Water wealth
by
The late-summer green of forests, marshes, swamps, and riparian verges shocked me again as it always does when I visit the East Coast. Coming up from Washington, D.C. to Bradley, CT, I watched it all stretch out below me, first abstracted ribbons of river meanders and forests like green fur, and slowly resolve to the over-saturated reality of forests and trees at landing approach. As a California, which I think I can now say I am after over 20 years, I see the water and the evidence of water and I think "what wealth!"
Right now, this moment as I write this, it's raining, a perfectly ordinary thing for late August in Connecticut. And yet, still, I think, how extraordinary and wonderful, how lush and rich. People on the East Coast, and other places where it rains year-round like this, I suppose don't think of water so much, because they don't need to.
In her essay "Holy Water" (1977) on the California water system, Joan Didion wrote, "Some of us who live in arid parts of the world think about water with a reverence others might find excessive." And later in the same essay, she wrote, "Water is important to people who do not have it." In a contemporaneous critical review, Martin Amis wrote about "Holy Water" that Didion "indulg[ed] her curious obsession with Californian waterworks." Of course an English man, living in England where they are are so wealthy in water that they hardly think of it, would find Didion's interest in waterworks a "curious obsession." It is difficult to understand, to imagine, to deeply internalize that what it means to live in a place without enough of a resource that falls freely from the sky at all times of the year and in fact so much so as to be a nuisance or even serious problem.

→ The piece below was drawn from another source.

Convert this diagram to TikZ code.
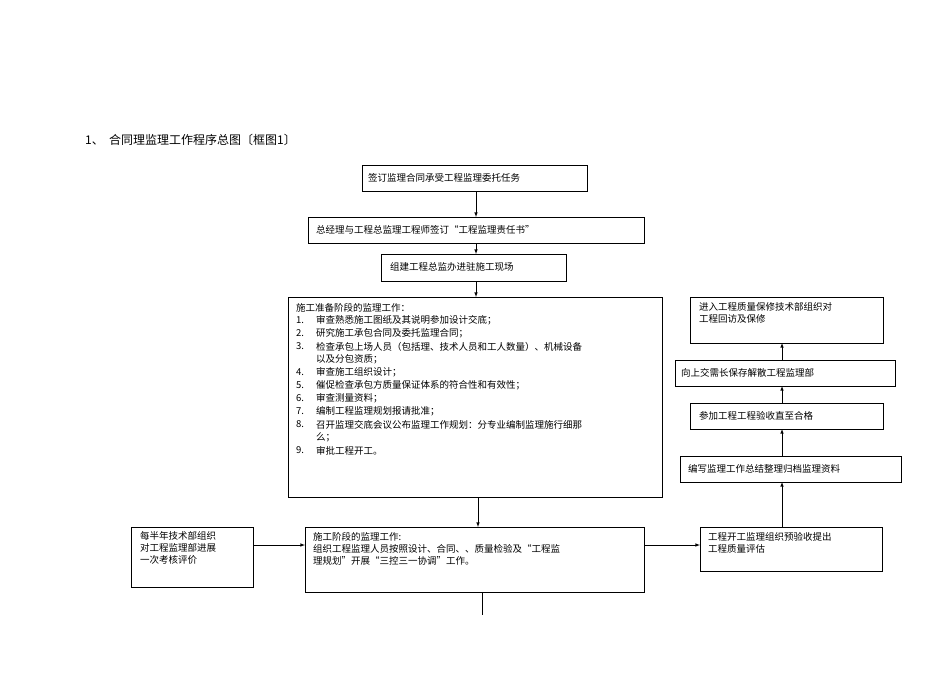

"The West begins," Bernard DeVoto wrote, "where the average annual rainfall drops below twenty inches." This is maybe the best definition of the West I have ever read[...]. - Didion, "Holy Water"
Perhaps, if I ever moved back to the East Coast again, or moved to another water-wealthy part of the world my mind would recalibrate to what shade of green is normal for late August, and begin to take for granted or at least plan my garden around the idea of regular rain. For now, each time I visit these places, I remain surprisingly surprised.